Mr. Higginson and other Mormon Democrats cannot serve two masters. They will hate the one and love the other. How convenient to enjoy the world's acceptance with the trite, "Life begins at conception, but I believe in a woman's right to choose."
Such intellectual inconsistency dismisses the eternal truths of the church in glib fashion and surrenders the battle as it sentences our children to a lesser and certainly more cruel world.
It is true, as Mr. H notes, that the Mormon Church does not take political positions, and wisely so. It teaches correct principles and relies confidently on its members to govern themselves. We Republican Mormon dolts can support our party AND its platform. Mr. Higginson ignores correct principles and has joined with the Dems' band of merry do-gooders.
And what a band they are. We know men by the company they keep. The party Mr. H aligns himself with is no longer that of Truman or Adlai Stevenson or even Zell Miller. His sterilized picture of idyllic Dems belies the reality of his political kin. Whoopi Goldberg, a fellow Democrat, used language more foul than Howard Stern's at a presidential fund-raiser with no rebuke. His party can boast of having the only president to befoul the Oval Office. One can understand why, as Mr. H notes, Mormon Democrats are reticent. This is not exactly Primary Program material.
Mr. H wants it all: our church, but the world's accolades for sophisication. You Mormon girlie-man! Choose ye this day whom ye will serve. But you can't have it both ways.
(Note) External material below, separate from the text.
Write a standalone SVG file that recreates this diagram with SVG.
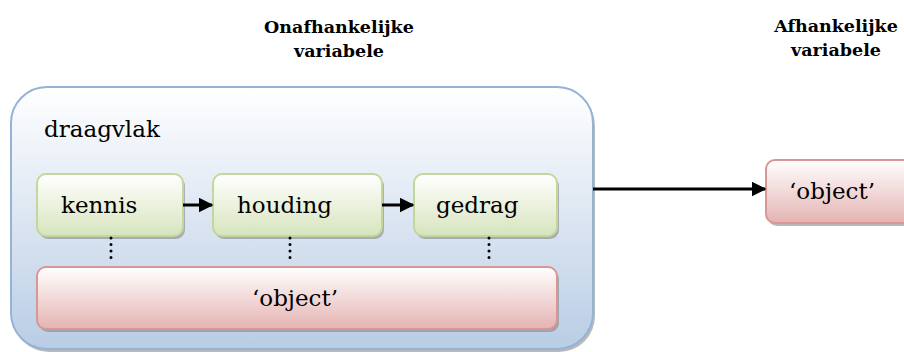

You are free to choose the Dems, but don't expect us to appease your conscience by joining with you. Absolute truths and eternal principles are not just for Sundays. They matter in life. They matter more in politics.
Marianne M. Jennings is a professor of legal and ethical studies at the W.P. Carey School of Business at Arizona State University. She is the author of "A Business Tale: A Story of Ethics, Choices, Success (and a Very Large Rabbit)."
And this, gentle readers, is why Governor Napolitano is largely wasting her time trying to suck up to Mormon voters in Arizona. Many of them believe, as was taught by the now deceased Mormon Prophet Ezra Taft Benson, that you cannot be a Democrat and a good Mormon. And they are certainly not going to vote for an unmarried female Democrat who is reputed among Mormons, rightly or wrongly, to be of the lesbian persuasion. I don't honestly care one way or the other about the Governor's sexual proclivities, but Mormon voters surely do, and they are distrustful of a woman in her late forties who has never been married. It's all about family!